Here at the Arkansas Times, we’re big fans of the online Encyclopedia of Arkansas History & Culture ( It’s where we begin our research. It’s where we kill time. Where else can you peer into the gullet of an alligator snapping turtle and read about the histories of drag shows in Arkansas?

But despite a recent Times headline (“From the civil rights to slime molds, the Encyclopedia has all of Arkansas covered”), our browsing has turned up some holes. That’s to be expected, of course. The Central Arkansas Library System, whose Butler Center for Arkansas Studies launched the project in 2006, has pledged to support the encyclopedia into perpetuity. It’s always been envisioned as something that will grow and be modified over time. In that spirit and with some self-interest at work (cough, No. 10, cough), we humbly submit our top 10 entries missing from the encyclopedia. Criteria for inclusion, by the way, is that an event or person must be of state or national significance, Encyclopedia of Arkansas editor Guy Lancaster has told us.

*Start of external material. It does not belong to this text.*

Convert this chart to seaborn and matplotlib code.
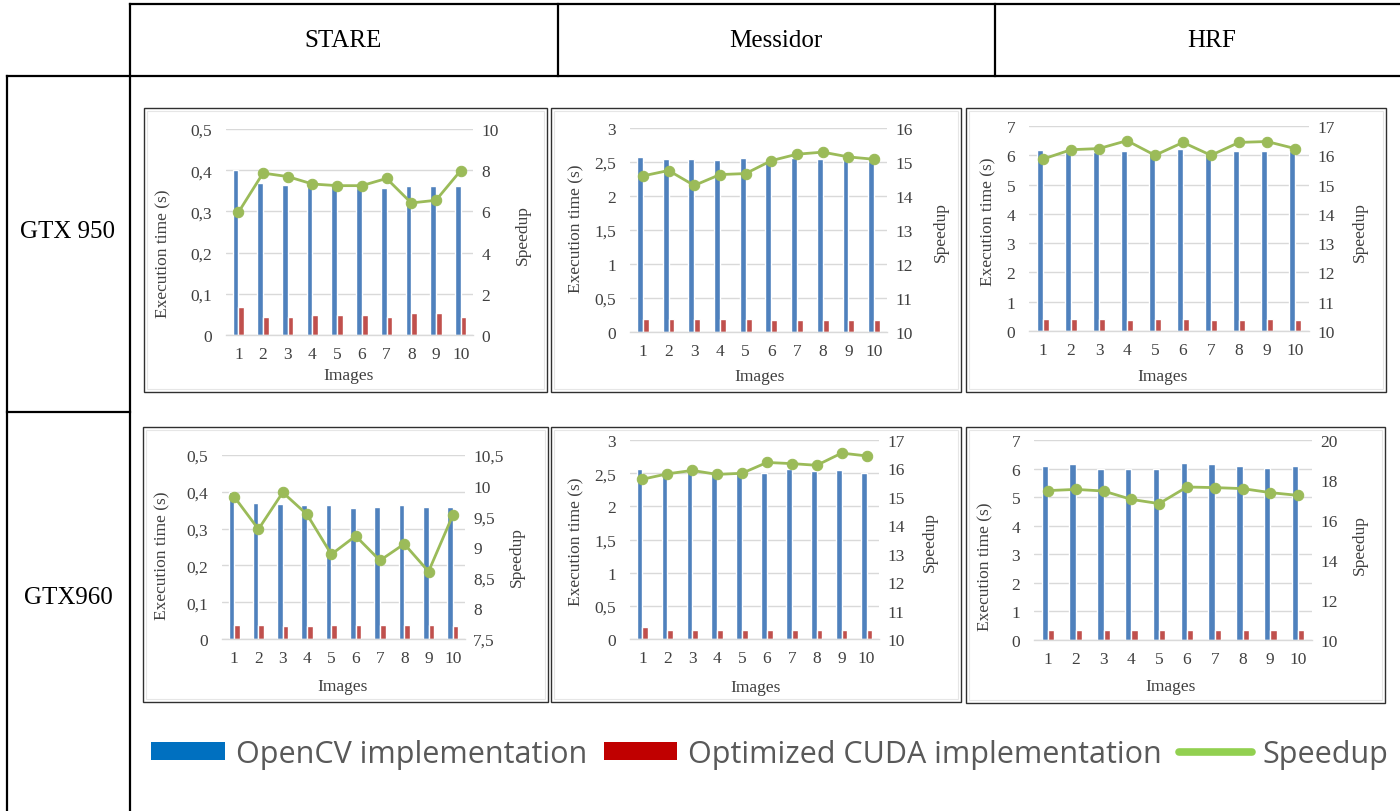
import numpy as np
import pandas as pd
import matplotlib
matplotlib.use("Agg")
import matplotlib.pyplot as plt
import seaborn as sns
from matplotlib.lines import Line2D
from matplotlib.patches import Patch, Rectangle
from matplotlib.ticker import FuncFormatter

# ---------------------------------------------------------------- data
images = [str(i) for i in range(1, 11)]
datasets = ["STARE", "Messidor", "HRF"]
gpus = ["GTX 950", "GTX960"]
series_names = ["OpenCV implementation", "Optimized CUDA implementation", "Speedup"]

# GTX 950
opencv_950_stare = [0.400, 0.370, 0.365, 0.361, 0.361, 0.358, 0.358, 0.361, 0.361, 0.361]
cuda_950_stare = [0.067, 0.044, 0.044, 0.048, 0.048, 0.048, 0.044, 0.054, 0.054, 0.044]
speedup_950_stare = [5.95, 7.86, 7.69, 7.33, 7.25, 7.25, 7.60, 6.41, 6.54, 7.98]

opencv_950_messidor = [2.58, 2.54, 2.54, 2.53, 2.56, 2.52, 2.56, 2.54, 2.56, 2.52]
cuda_950_messidor = [0.19, 0.19, 0.19, 0.19, 0.19, 0.17, 0.17, 0.17, 0.17, 0.17]
speedup_950_messidor = [14.59, 14.75, 14.31, 14.63, 14.66, 15.04, 15.23, 15.29, 15.15, 15.08]

opencv_950_hrf = [6.19, 6.10, 6.10, 6.13, 6.10, 6.22, 6.10, 6.13, 6.13, 6.13]
cuda_950_hrf = [0.40, 0.40, 0.40, 0.39, 0.40, 0.40, 0.39, 0.39, 0.40, 0.39]
speedup_950_hrf = [15.87, 16.19, 16.23, 16.50, 16.00, 16.44, 16.00, 16.44, 16.47, 16.23]

# GTX960
opencv_960_stare = [0.400, 0.369, 0.366, 0.363, 0.363, 0.355, 0.360, 0.363, 0.360, 0.360]
cuda_960_stare = [0.039, 0.039, 0.034, 0.034, 0.039, 0.039, 0.039, 0.039, 0.039, 0.034]
speedup_960_stare = [9.82, 9.29, 9.89, 9.53, 8.88, 9.18, 8.78, 9.05, 8.60, 9.52]

opencv_960_messidor = [2.57, 2.54, 2.52, 2.49, 2.54, 2.51, 2.56, 2.54, 2.55, 2.51]
cuda_960_messidor = [0.176, 0.14, 0.14, 0.14, 0.14, 0.14, 0.14, 0.14, 0.14, 0.14]
speedup_960_messidor = [15.62, 15.81, 15.93, 15.79, 15.83, 16.21, 16.17, 16.11, 16.54, 16.44]

opencv_960_hrf = [6.09, 6.15, 6.00, 6.00, 6.00, 6.18, 6.15, 6.09, 6.03, 6.09]
cuda_960_hrf = [0.34, 0.34, 0.34, 0.34, 0.34, 0.34, 0.34, 0.34, 0.34, 0.34]
speedup_960_hrf = [17.47, 17.53, 17.45, 17.03, 16.82, 17.65, 17.62, 17.57, 17.37, 17.23]

# ---------------------------------------------------------------- style
W, H = 1400, 812
BLUE, RED, GREEN = "#4F81BD", "#C0504D", "#9BBB59"
LEG_BLUE, LEG_RED, LEG_GREEN = "#0070C0", "#C00000", "#92D050"
GRID = "#D9D9D9"
TXT = "#404040"

sns.set_style("white")
plt.rcParams["font.family"] = ["Liberation Serif", "DejaVu Serif"]

fig = plt.figure(figsize=(W / 100, H / 100), dpi=100)


def fx(x):
    return x / W


def fy(y):
    return 1 - y / H


def rect(x0, y0, x1, y1):
    return [fx(x0), fy(y1), (x1 - x0) / W, (y1 - y0) / H]


def comma(v, _pos=None):
    if abs(v - round(v)) < 1e-9:
        return f"{int(round(v))}"
    return f"{v:g}".replace(".", ",")


# ---------------------------------------------------------------- table frame
def hline(y, x0, x1):
    fig.add_artist(Line2D([fx(x0), fx(x1)], [fy(y), fy(y)], color="black", lw=1.6,
                          solid_capstyle="projecting"))


def vline(x, y0, y1):
    fig.add_artist(Line2D([fx(x), fx(x)], [fy(y0), fy(y1)], color="black", lw=1.6,
                          solid_capstyle="projecting"))


hline(5, 130, 1400)
hline(77, 7, 1400)
hline(413, 7, 130)
vline(130, 5, 812)
vline(7, 77, 812)
vline(558, 5, 77)
vline(995, 5, 77)

for name, cx in zip(datasets, [343, 776, 1212]):
    fig.text(fx(cx), fy(41), name, ha="center", va="center", fontsize=18, color="black")
for name, cy in zip(gpus, [232, 598]):
    fig.text(fx(68), fy(cy), name, ha="center", va="center", fontsize=18, color="black")

# ---------------------------------------------------------------- panels
panels = [
    # values, left axis, right axis, plot area, frame, ylabel pos, speedup label pos, xlabel pos
    (opencv_950_stare, cuda_950_stare, speedup_950_stare, (0, 0.5, 0.1), (0, 10, 2),
     (226, 130, 473, 336), (144, 109, 547, 393), (163, 254), (523, 235), (349, 376)),
    (opencv_950_messidor, cuda_950_messidor, speedup_950_messidor, (0, 3, 0.5), (10, 16, 1),
     (630, 129, 887, 333), (551, 109, 961, 393), (576, 229), (941, 232), (760, 377)),
    (opencv_950_hrf, cuda_950_hrf, speedup_950_hrf, (0, 7, 1), (10, 17, 1),
     (1029, 127, 1309, 332), (966, 109, 1386, 393), (988, 222), (1360, 232), (1163, 377)),
    (opencv_960_stare, cuda_960_stare, speedup_960_stare, (0, 0.5, 0.1), (7.5, 10.5, 0.5),
     (222, 456, 465, 640), (143, 428, 548, 703), (162, 556), (517, 557), (343, 687)),
    (opencv_960_messidor, cuda_960_messidor, speedup_960_messidor, (0, 3, 0.5), (10, 17, 1),
     (630, 441, 879, 640), (551, 428, 961, 703), (576, 542), (930, 542), (756, 688)),
    (opencv_960_hrf, cuda_960_hrf, speedup_960_hrf, (0, 7, 1), (10, 20, 2),
     (1034, 441, 1312, 641), (966, 428, 1385, 704), (985, 567), (1360, 545), (1171, 687)),
]

TICK_FS = 12.5
LABEL_FS = 12.5

for (ocv, cuda, spd, laxis, raxis, area, frame, ylab, slab, xlab) in panels:
    # chart frame
    fx0, fy0, fx1, fy1 = frame
    fig.add_artist(Rectangle((fx(fx0), fy(fy1)), (fx1 - fx0) / W, (fy1 - fy0) / H,
                             transform=fig.transFigure, fill=False, ec="#303030", lw=1.0))
    fig.add_artist(Rectangle((fx(fx0 + 3), fy(fy1 - 3)), (fx1 - fx0 - 6) / W, (fy1 - fy0 - 6) / H,
                             transform=fig.transFigure, fill=False, ec="#E6E6E6", lw=0.8))

    ax = fig.add_axes(rect(*area))
    df = pd.DataFrame({
        "Images": images * 2,
        "time": list(ocv) + list(cuda),
        "impl": [series_names[0]] * 10 + [series_names[1]] * 10,
    })
    sns.barplot(data=df, x="Images", y="time", hue="impl", order=images,
                hue_order=series_names[:2], palette=[BLUE, RED], saturation=1,
                width=0.46, legend=False, ax=ax, errorbar=None)
    lo, hi, st = laxis
    ax.set_ylim(lo, hi)
    ax.set_yticks(np.arange(lo, hi + st / 2, st))
    ax.yaxis.set_major_formatter(FuncFormatter(comma))
    ax.set_xlim(-0.5, 9.5)
    ax.set_axisbelow(True)
    ax.yaxis.grid(True, color=GRID, lw=1.0)
    ax.xaxis.grid(False)
    for s in ["top", "left", "right"]:
        ax.spines[s].set_visible(False)
    ax.spines["bottom"].set_color(GRID)
    ax.spines["bottom"].set_linewidth(1.0)
    ax.tick_params(axis="y", length=0, pad=10, labelsize=TICK_FS, labelcolor=TXT)
    ax.tick_params(axis="x", length=0, pad=8, labelsize=TICK_FS, labelcolor=TXT)
    ax.set_xlabel("")
    ax.set_ylabel("")
    ax.patch.set_alpha(0)

    ax2 = ax.twinx()
    sns.lineplot(x=np.arange(10), y=spd, ax=ax2, color=GREEN, lw=2.0, marker="o",
                 markersize=7.5, markeredgecolor=GREEN, markerfacecolor=GREEN)
    rlo, rhi, rst = raxis
    ax2.set_ylim(rlo, rhi)
    ax2.set_yticks(np.arange(rlo, rhi + rst / 2, rst))
    ax2.yaxis.set_major_formatter(FuncFormatter(comma))
    ax2.grid(False)
    for s in ax2.spines.values():
        s.set_visible(False)
    ax2.tick_params(axis="y", length=0, pad=6, labelsize=TICK_FS, labelcolor=TXT)
    ax2.set_ylabel("")
    ax2.set_xlim(-0.5, 9.5)

    fig.text(fx(ylab[0]), fy(ylab[1]), "Execution time (s)", rotation=90, ha="center",
             va="center", fontsize=LABEL_FS, color=TXT)
    fig.text(fx(slab[0]), fy(slab[1]), "Speedup", rotation=90, ha="center",
             va="center", fontsize=LABEL_FS, color=TXT)
    fig.text(fx(xlab[0]), fy(xlab[1]), "Images", ha="center", va="center",
             fontsize=LABEL_FS, color=TXT)

# ---------------------------------------------------------------- legend
handles = [
    Patch(facecolor=LEG_BLUE, edgecolor="none"),
    Patch(facecolor=LEG_RED, edgecolor="none"),
    Line2D([0], [0], color=LEG_GREEN, lw=5.5, solid_capstyle="round"),
]
leg = fig.legend(handles, series_names, loc="center", bbox_to_anchor=(fx(770), fy(755)),
                 ncol=3, frameon=False, handlelength=2.4, handleheight=0.52,
                 handletextpad=0.36, columnspacing=0.55,
                 prop={"family": ["Open Sans", "DejaVu Sans"], "size": 22})
for t in leg.get_texts():
    t.set_color("#595959")

fig.savefig("out.png", dpi=100, facecolor="white")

1. John Walker. The Little Rock attorney and state representative has been a civil rights champion in Arkansas for six decades.

2. Acxiom. The Little Rock tech company, founded in Conway in 1969, has — or at least had recently — the world’s largest commercial database on consumer behavior and interests.


3. Nate Powell. At 37, he’d be younger than most of the people featured in the encyclopedia, but even if the Little Rock-born cartoonist and graphic novelist stopped publishing tomorrow, his oeuvre — especially his graphic novel “Swallow Me Whole” and the autobiographical “March” series about the life of Congressman John Lewis for which he’s provided the art — merits his inclusion. His internationally beloved band Soophie Nun Squad deserves an entry, too.

4. The Mayflower oil spill. The story of the most significant environmental disaster in Arkansas in modern time isn’t finished — court battles over damages and regulatory decisions about the fate of the ruptured pipeline won’t be resolved anytime soon — but that shouldn’t keep it from being memorialized.


5. P. Allen Smith. He’s the Martha Stewart of the South!

6. Walton Family. There’s an entry for Sam Walton, of course, but the heirs to his fortune aren’t represented singly or collectively. As the chief patron to Arkansas’s greatest art museum, Alice Walton deserves inclusion. So too does the Walton Family Foundation, one of the world’s largest nonprofits and a major player in supporting environmental causes and the charter school movement.

7. Blaze Foley. The legendary Austin singer-songwriter, born Michael David Fuller in Malvern, wrote “If I Could Only Fly” and inspired songs by Townes Van Zandt (“Blaze’s Blues”) and Lucinda Williams (“Drunken Angel”).

8. Diabetes, obesity. There are entries for hookworm, polio, yellow fever, etc., but not for the big public health problems of the present.


9. True Soul Records. Inspired by Stax, Lee Anthony’s Little Rock funk and soul label stands on its own. Original vinyl from the label is a hot commodity on eBay and among collectors.

10. Arkansas Times. How does the Oxford American, a 22-year-old magazine that was founded and nearly spent half of its life in Mississippi (which, for the record, we’re big fans of), get an entry, but we rate not even a paragraph? Alan Leveritt, Mara Leveritt, Max Brantley, Bob Lancaster and Ernie Dumas each need solo attention, too. Other pubs (all defunct) that deserve consideration: The Arkansan, Spectrum Weekly and Localist.